Reputation: 952
To save the HTML of a web page using Ruby, it's very easy.
One way to do is by using rio:
require 'rubygems'
require 'rio'
rio('http://www.google.com') > rio('google.html')
Is it possible to do the same for by parsing the html, requesting again the different images, javascript, css and then save each of them?
I think it is not very efficient.
So, is there a way to save a web page + all the images, css, and javascript that are related to that page, and all this automatically?
Upvotes: 2
Views: 2445
Reputation: 192
url = "docs.zillabyte.com"
output_dir = "/tmp/crawl"
# -E = adjust malformed extensions (e.g. /some_image/ -> /some_image.gif)

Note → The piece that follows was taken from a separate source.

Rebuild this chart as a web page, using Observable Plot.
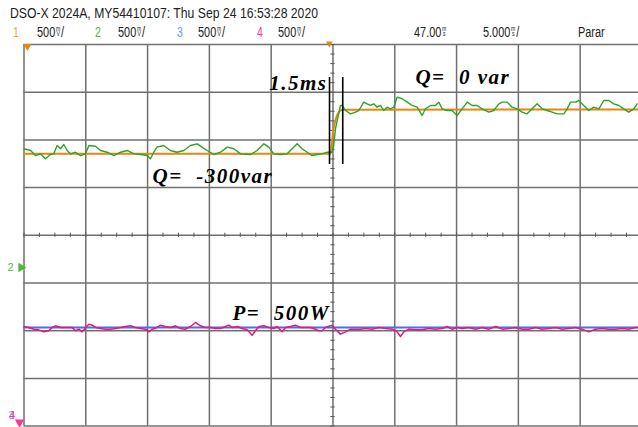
<!DOCTYPE html>
<html><head><meta charset="utf-8">
<script src="https://cdn.jsdelivr.net/npm/d3@7"></script>
<script src="https://cdn.jsdelivr.net/npm/@observablehq/plot@0.6"></script>
<style>
body{margin:0;background:#fff;width:638px;height:427px;overflow:hidden;font-family:"Liberation Sans",Arial,sans-serif;}
#hdr{position:relative;height:40px;width:638px;}
#hdr span.t{position:absolute;white-space:pre;transform-origin:0 0;line-height:1;color:#222;}
.u{display:inline-block;font-size:6.5px;line-height:5.5px;text-align:center;vertical-align:1px;margin:0 1px;}
#chart{display:block;}
</style></head><body>
<div id="hdr"></div>
<div id="chart"></div>
<script>
// ---- header texts ----
const titleText = "DSO-X 2024A, MY54410107: Thu Sep 24 16:53:28 2020";
const channelNames = ["1", "2", "3", "4"];
const channelScales = ["500", "500", "500", "500"];
const channelUnits = [["m", "V"], ["m", "V"], ["m", "V"], ["m", "V"]];
const timeDelay = "47.00";
const timeScale = "5.000";
const runState = "Parar";

// ---- graticule (5 ms/div, 500 mV/div) ----
const timeGrid = [0, 5, 10, 15, 20, 25, 30, 35, 40, 45];
const voltGrid = [-2, -1.5, -1, -0.5, 0, 0.5, 1, 1.5, 2];
const minorTimeTicks = d3.range(0, 49.7, 1.25);
const minorVoltTicks = d3.range(-2, 2.001, 0.1);

// ---- channel 1 (orange, Q reference) ----
const ch1Time = [0, 24.8, 25.02, 25.24, 25.47, 25.77, 49.72];
const ch1Volt = [0.854, 0.854, 1.099, 1.224, 1.29, 1.315, 1.319];

// ---- channel 2 (green, measured Q) ----
const ch2Time = [0, 0.53, 0.93, 1.33, 1.74, 2.14, 2.41, 2.68, 2.95, 3.22, 3.49, 3.76, 4.17, 4.57, 4.98, 5.25, 5.79, 6.19, 6.73, 7.27, 7.81, 8.35, 8.89, 9.43, 9.96, 10.23, 10.5, 10.76, 11.3, 11.84, 12.38, 12.93, 13.47, 14.01, 14.41, 14.82, 15.36, 15.9, 16.44, 16.98, 17.52, 18.33, 18.87, 19.41, 19.81, 20.21, 20.75, 21.29, 21.7, 22.1, 22.5, 22.91, 23.31, 23.72, 24.12, 24.53, 24.93, 25.05, 25.2, 25.61, 25.74, 26.01, 26.42, 26.82, 27.09, 27.49, 27.76, 28.03, 28.3, 28.57, 28.84, 29.11, 29.38, 29.65, 29.92, 30.19, 30.6, 31.0, 31.41, 31.81, 32.21, 32.48, 32.89, 33.29, 33.56, 33.83, 34.24, 34.64, 35.05, 35.45, 35.86, 36.26, 36.66, 37.07, 37.61, 38.01, 38.42, 38.69, 39.09, 39.5, 39.9, 40.31, 40.71, 41.11, 41.52, 41.92, 42.33, 42.73, 43.14, 43.68, 43.95, 44.22, 44.62, 44.89, 45.29, 45.7, 46.1, 46.51, 46.91, 47.32, 47.72, 48.13, 48.53, 48.93, 49.34, 49.61];
const ch2Volt = [0.907, 0.889, 0.836, 0.854, 0.802, 0.847, 0.854, 0.941, 0.907, 0.952, 0.889, 0.854, 0.871, 0.836, 0.854, 0.941, 0.934, 0.889, 0.871, 0.836, 0.871, 0.889, 0.854, 0.847, 0.836, 0.802, 0.871, 0.924, 0.941, 0.889, 0.871, 0.889, 0.941, 0.959, 0.924, 0.889, 0.847, 0.871, 0.924, 0.907, 0.854, 0.847, 0.889, 0.959, 0.924, 0.854, 0.847, 0.854, 0.907, 0.959, 0.907, 0.871, 0.836, 0.847, 0.854, 0.871, 0.871, 0.93, 1.116, 1.361, 1.361, 1.308, 1.273, 1.291, 1.308, 1.396, 1.378, 1.361, 1.378, 1.343, 1.361, 1.308, 1.343, 1.326, 1.343, 1.448, 1.431, 1.396, 1.361, 1.343, 1.256, 1.326, 1.361, 1.361, 1.396, 1.326, 1.308, 1.308, 1.256, 1.326, 1.396, 1.361, 1.361, 1.326, 1.291, 1.308, 1.378, 1.396, 1.396, 1.343, 1.326, 1.291, 1.273, 1.326, 1.378, 1.326, 1.308, 1.291, 1.273, 1.273, 1.326, 1.396, 1.396, 1.413, 1.361, 1.308, 1.343, 1.326, 1.413, 1.413, 1.378, 1.361, 1.326, 1.291, 1.326, 1.378];

// ---- channel 3 (blue, P reference) ----
const ch3Time = [0, 49.72];
const ch3Volt = [-0.966, -0.966];

// ---- channel 4 (pink, measured P) ----
const ch4Time = [0, 0.39, 0.8, 1.2, 1.6, 2.01, 2.28, 2.55, 2.95, 3.49, 3.9, 4.17, 4.44, 4.71, 4.98, 5.25, 5.52, 5.79, 6.19, 6.6, 7.0, 7.4, 7.81, 8.21, 8.62, 9.02, 9.43, 9.83, 10.1, 10.37, 10.77, 11.04, 11.45, 11.85, 12.26, 12.66, 13.07, 13.47, 13.88, 14.28, 14.69, 15.09, 15.49, 15.9, 16.3, 16.57, 16.84, 17.25, 17.65, 18.06, 18.46, 18.73, 19.0, 19.4, 19.81, 20.21, 20.48, 20.89, 21.16, 21.56, 21.97, 22.37, 22.77, 23.18, 23.58, 23.85, 24.12, 24.39, 24.8, 24.93, 25.2, 25.61, 26.01, 26.42, 26.82, 27.22, 27.63, 28.17, 28.71, 29.25, 29.79, 30.19, 30.46, 30.73, 31.14, 31.68, 32.21, 32.75, 33.29, 33.83, 34.24, 34.64, 35.05, 35.45, 35.99, 36.53, 37.07, 37.61, 38.15, 38.69, 39.23, 39.77, 40.31, 40.85, 41.39, 41.92, 42.46, 43.0, 43.54, 44.08, 44.62, 45.16, 45.7, 46.24, 46.78, 47.32, 47.86, 48.4, 48.93, 49.47, 49.72];
const ch4Volt = [-0.956, -0.966, -0.984, -0.991, -1.012, -1.001, -0.966, -0.949, -0.966, -0.966, -0.966, -1.001, -0.984, -1.012, -0.966, -0.932, -0.942, -0.966, -0.977, -0.984, -0.984, -0.977, -0.966, -0.956, -0.949, -0.966, -0.977, -0.984, -1.012, -0.984, -0.966, -0.942, -0.956, -0.966, -0.949, -0.977, -0.984, -0.956, -0.914, -0.949, -0.966, -0.966, -0.977, -0.977, -0.956, -0.942, -0.966, -0.956, -0.977, -0.991, -1.047, -1.001, -0.956, -0.949, -0.966, -0.977, -0.956, -1.012, -0.966, -0.956, -0.942, -0.966, -0.966, -0.966, -0.984, -1.001, -1.001, -0.966, -0.949, -0.942, -0.984, -1.036, -1.012, -0.984, -0.984, -0.984, -0.977, -0.984, -0.966, -0.977, -0.984, -1.012, -1.061, -1.012, -0.984, -0.991, -0.991, -0.977, -0.984, -0.977, -0.956, -0.984, -0.966, -0.977, -0.966, -0.984, -0.966, -0.984, -0.956, -0.984, -0.977, -0.966, -0.984, -0.984, -0.966, -0.984, -0.977, -0.966, -0.984, -0.977, -0.966, -0.984, -1.012, -0.984, -0.977, -0.984, -0.984, -0.977, -0.984, -0.966, -0.966];

// ---- annotations ----
const noteTexts = ["1.5ms", "Q=\u00a0\u00a00\u00a0var", "Q=\u00a0\u00a0-300var", "P=\u00a0\u00a0500W"];
const noteTime = [24.56, 31.67, 10.4, 16.87];
const noteVolt = [1.59, 1.654, 0.616, -0.82];
const noteAnchor = ["end", "start", "start", "start"];
const cursorTime = [24.72, 25.79];
const cursorVolt = [0.742, 1.654];

// ---- channel markers on the left edge ----
const markerNames = ["3", "4", "2"];
const markerTime = [-1.0, -0.97, -1.09];
const markerVolt = [-1.885, -1.89, -0.338];

const colors = {c1: "#e8870c", c2: "#2aa52a", c3: "#4a6cf0", c4: "#e8177d",
  h1: "#f7a23b", h2: "#4cbb3c", h3: "#7b96e8", h4: "#ff3399"};

// ---------- header ----------
const hdr = document.getElementById("hdr");
function span(x, y, size, color, html, sx) {
  const s = document.createElement("span");
  s.className = "t";
  s.style.left = x + "px"; s.style.top = y + "px";
  s.style.fontSize = size + "px"; s.style.color = color;
  s.innerHTML = html;
  hdr.appendChild(s);
  s.style.transform = `scaleX(${sx})`;
  return s;
}
const unitHtml = (a, b) => `<span class="u">${a}<br>${b}</span>`;
const t1 = span(10, 5, 15, "#222", titleText, 1);
t1.style.transform = `scaleX(${308 / t1.getBoundingClientRect().width})`;
const hc = [colors.h1, colors.h2, colors.h3, colors.h4];
const nameX = [13, 95, 177, 257], scaleX = [37, 118, 198, 278];
channelNames.forEach((n, i) => {
  span(nameX[i], 25, 14, hc[i], n, 0.75);
  span(scaleX[i], 25, 14, "#222", channelScales[i] + unitHtml(channelUnits[i][0], channelUnits[i][1]) + "/", 0.78);
});
span(414, 25, 14, "#222", timeDelay + unitHtml("m", "s"), 0.78);
span(483, 25, 14, "#222", timeScale + unitHtml("m", "s") + "/", 0.78);
span(578, 25, 14, "#222", runState, 0.78);

// ---------- chart ----------
const ch1 = ch1Time.map((t, i) => ({t, v: ch1Volt[i]}));
const ch2 = ch2Time.map((t, i) => ({t, v: ch2Volt[i]}));
const ch3 = ch3Time.map((t, i) => ({t, v: ch3Volt[i]}));
const ch4 = ch4Time.map((t, i) => ({t, v: ch4Volt[i]}));
const notes = noteTexts.map((text, i) => ({text, t: noteTime[i], v: noteVolt[i], a: noteAnchor[i]}));
const markers = markerNames.map((n, i) => ({n, t: markerTime[i], v: markerVolt[i]}));
const mColor = {"2": colors.h2, "3": colors.h3, "4": colors.h4};
const centerT = 25;
const noteStyle = {x: "t", y: "v", text: "text", fontFamily: "Liberation Serif", fontStyle: "italic", fontWeight: "bold", fontSize: 21, fill: "#000"};

const plot = Plot.plot({
  width: 638, height: 387,
  marginLeft: 23.5, marginRight: 0, marginTop: 4, marginBottom: 1.4,
  x: {domain: [0, 49.72], axis: null},
  y: {domain: [-2, 2], axis: null},
  marks: [
    Plot.ruleX(timeGrid, {stroke: "#707070", strokeWidth: 1.5}),
    Plot.ruleY(voltGrid, {stroke: "#707070", strokeWidth: 1.5}),
    Plot.ruleY(minorVoltTicks, {x1: centerT - 0.17, x2: centerT + 0.17, stroke: "#555", strokeWidth: 1}),
    Plot.ruleX(minorTimeTicks, {y1: -0.022, y2: 0.022, stroke: "#555", strokeWidth: 1}),
    Plot.line(ch3, {x: "t", y: "v", stroke: colors.c3, strokeWidth: 2}),
    Plot.line(ch4, {x: "t", y: "v", stroke: colors.c4, strokeWidth: 1.5}),
    Plot.line(ch1, {x: "t", y: "v", stroke: colors.c1, strokeWidth: 2, curve: "monotone-x"}),
    Plot.line(ch2, {x: "t", y: "v", stroke: colors.c2, strokeWidth: 1.4}),
    Plot.ruleX(cursorTime, {y1: cursorVolt[0], y2: cursorVolt[1], stroke: "#000", strokeWidth: 1.6}),
    Plot.text(notes.filter(d => d.a === "end"), {...noteStyle, textAnchor: "end"}),
    Plot.text(notes.filter(d => d.a === "start"), {...noteStyle, textAnchor: "start"}),
    Plot.text(markers, {x: "t", y: "v", text: "n", fill: d => mColor[d.n], fontFamily: "Liberation Sans", fontSize: 11}),
    Plot.dot([markerVolt[2]], {x: -0.24, y: d => d, symbol: "triangle", rotate: 90, r: 3.5, fill: colors.h2}),
    Plot.dot([markerVolt[1]], {x: -0.36, y: d => d - 0.07, symbol: "triangle", rotate: 180, r: 3.5, fill: colors.h4}),
    Plot.dot([voltGrid[8]], {x: 0.28, y: d => d - 0.02, symbol: "triangle", rotate: 180, r: 3, fill: colors.c1}),
    Plot.dot([voltGrid[8]], {x: centerT - 0.3, y: d => d + 0.01, symbol: "triangle", rotate: 180, r: 2.5, fill: colors.c1})
  ]
});
d3.select(plot).selectAll("text").filter(function() { return this.textContent.length > 1; }).attr("letter-spacing", 1.5);
d3.select(plot).style("overflow", "visible");
document.getElementById("chart").appendChild(plot);
</script>
</body></html>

# -H = span hosts (e.g. include assets from other domains)
# -p = download all assets associated with the page
# -P = output prefix (a.k.a the directory to dump the assets)
system("wget -E -H -p '#{url}' -P '#{output_dir}'")
# read files from 'output_dir'
Upvotes: 0
Reputation: 709
Most time we can use the system's tools. Like dimus said, you can use the wget to download page.
And there are many useful api for solving the Net problem. Such as net/ftp, net/http or net/https. You can see the document for detail. Net/HTTP .But these methods only get the response, what we need do more is parsing the HTML document. Even more using the mozilla's lib is a good way.
Upvotes: 0